And even to those who claim to seek no God, Davies reached out a hand as a fellow pilgrim. In a sermon, “The God of the Atheist,” he quoted Robert Ingersoll, noted nineteenth-century agnostic who had affirmed, “He who loves, worships.” Davies added, “Upon such a man I have nothing to urge. Certainly no word of reproach. Nor do I have a wish to better his thinking, or improve his creed. If he will not kneel beside me, I will stand beside him.”

“Why should any of us be confined within a single area of religious culture?” he asked. “When I read Amos and Jeremiah, I say ‘Would to God I were a Jew.’ When I read the Parable of the Good Samaritan, I say ‘Would I were a Galilean.’ When I read the 13th of 1st Corinthians, I wish with all my heart that I might be a Christian after the manner of the Apostle Paul. When I think of Buddha and his Eightfold Path, I say, ‘I, too, would be a Buddhist.’ And when I remember the trial of Socrates, I say in awe but with exalted spirit, ‘Oh that I might be so brave a humanist.’ And thus at the end, there is nothing I can say but that, like Emerson and Channing, I want to live with the privilege of the illimitable mind.”

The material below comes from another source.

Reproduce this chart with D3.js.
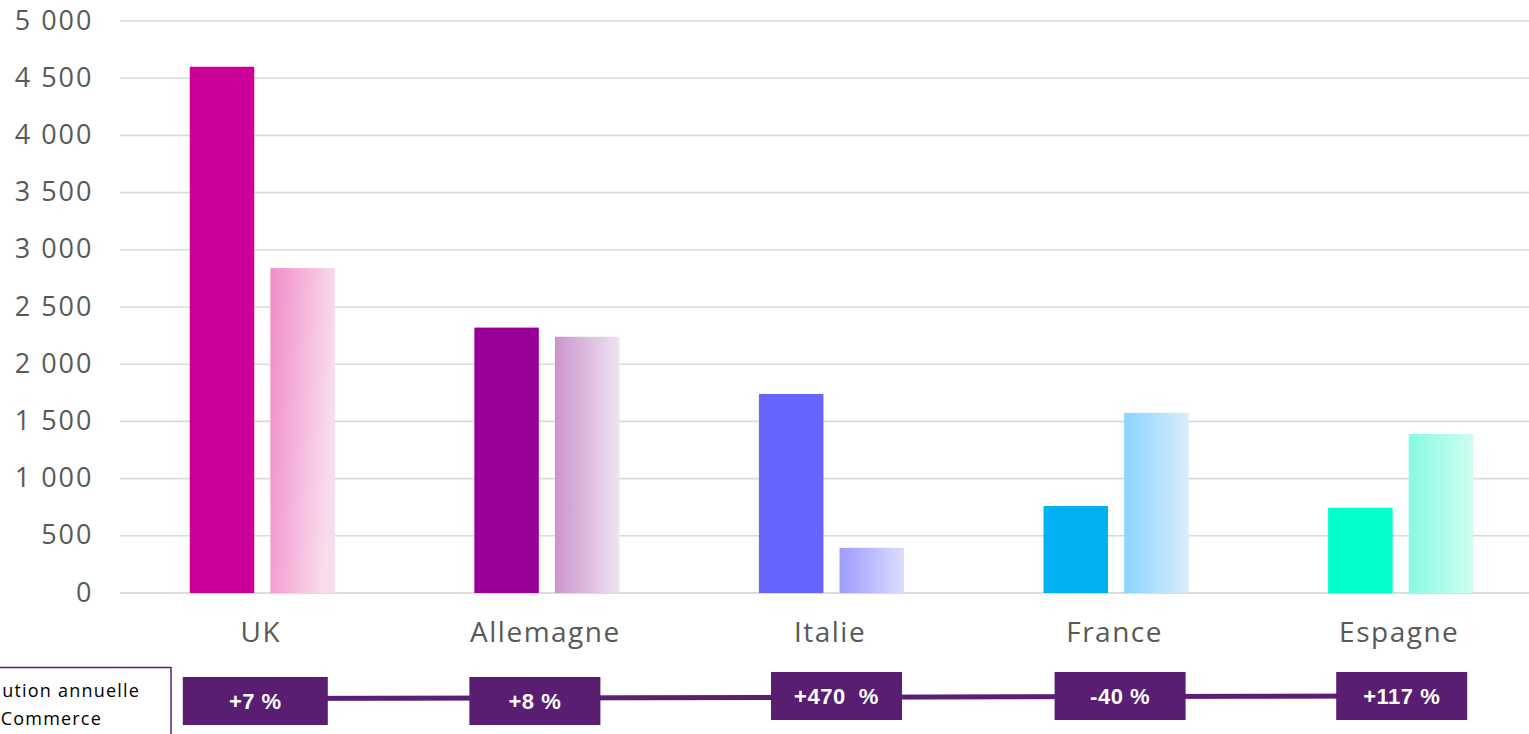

On December 8, 1957, a bust of Dr. Davies was unveiled at the All Souls Church, Unitarian, Washington DC. On the occasion, the A. Powell Davies Memorial Committee honored Dr. Davies with the following words:

“Friends: The organizations of All Souls Church, Unitarian, have joined together to place a bust of the late A. Powell Davies in this church of his greatest ministry, and thus to make the bust available to you – and to America – and to the world.

The sculptor is Jimilu Mason, a Unitarian and an admirer of Powell Davies. She shaped her image as she viewed him at his work in life. She caught for time beyond death his visage.”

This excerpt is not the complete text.